Sidecar is the newest addition to the Little Italy strip, having just opened in the spot formerly occupied by that weird Versace bar. Inside, the place looks like the product of a Gordon Ramsay restaurant makeover: warm raw brick, sleek curved bar, and buttery-beige ductwork, all glowing by candlelight. We're a little underdressed in parkas and army caps, but the host greets us warmly, unfazed by our obvious street cred.

Gordon Ramsay would approve of the spare menu (only 6 mains), the conscientious service, and the signature drink: a Tangerine Sidecar (cognac, Cointreau, lemon juice, and fresh-squeezed tangerine juice). Unlike a Ramsay makeover, nobody is being spatula-whipped in the open kitchen, which portends well.

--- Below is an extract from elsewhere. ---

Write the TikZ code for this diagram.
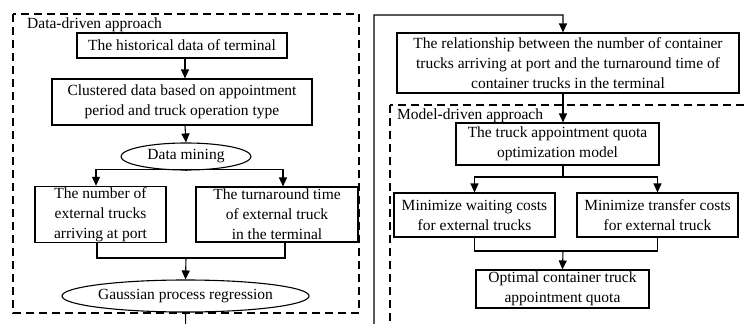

First up: dense cornbread, uncannily uniform in texture and yellowness- oddly, there's no trace of browning on the crust. Served at room temperature, it's a little meh, crying out for a quick flip on the grill- charred edges would improve it. Though it's not perfect, it's still a given that even bland cornbread beats dinner rolls in an arm-wrestle, so we're off to a good start.


Grilled Organic Salmon with Honey-Mustard Glaze, Swiss Chard, and Butter Sauce ($16) makes a satisfying main. Though my fish is verrrry slightly overcooked, the honey-mustard glaze is sweet and flavourful, the edges of the fish are deliciously crisp, and the greens are perfectly toothsome. The butter sauce is particularly notable: intensely buttery in flavour without being at all greasy or heavy. My ladylike comportment struggles with my inner wench, who really wants to lick the plate.

SIDECAR restaurant

The kitchen really gets it right with Braised Lamb Shank with White Beans. It's a perfect dish, generously sized and scrumptious- and a steal at $18. The lamb falls off the bone into sleek ribbons, and the beans, meltingly smooth, recline in their dreamy, buttery sauce. I steal so many forkfuls that my dinner date flashes me the Claire Huxtable eyebrow and wraps a brawny barrier of forearm across his plate.

SIDECAR dessert

We're grinning like dopes even before we're presented with complementary shot glasses of Royal Chocolate Mousse. Rich, silky, and not too sweet, with that slightly gritty texture of really nice chocolate, they're the perfect end to a delicious meal.

In its first weeks, Sidecar already has friendly, very attentive service, excellent food, and pleasant ambience- and it will only get better as it settles into itself. It's well worth checking out.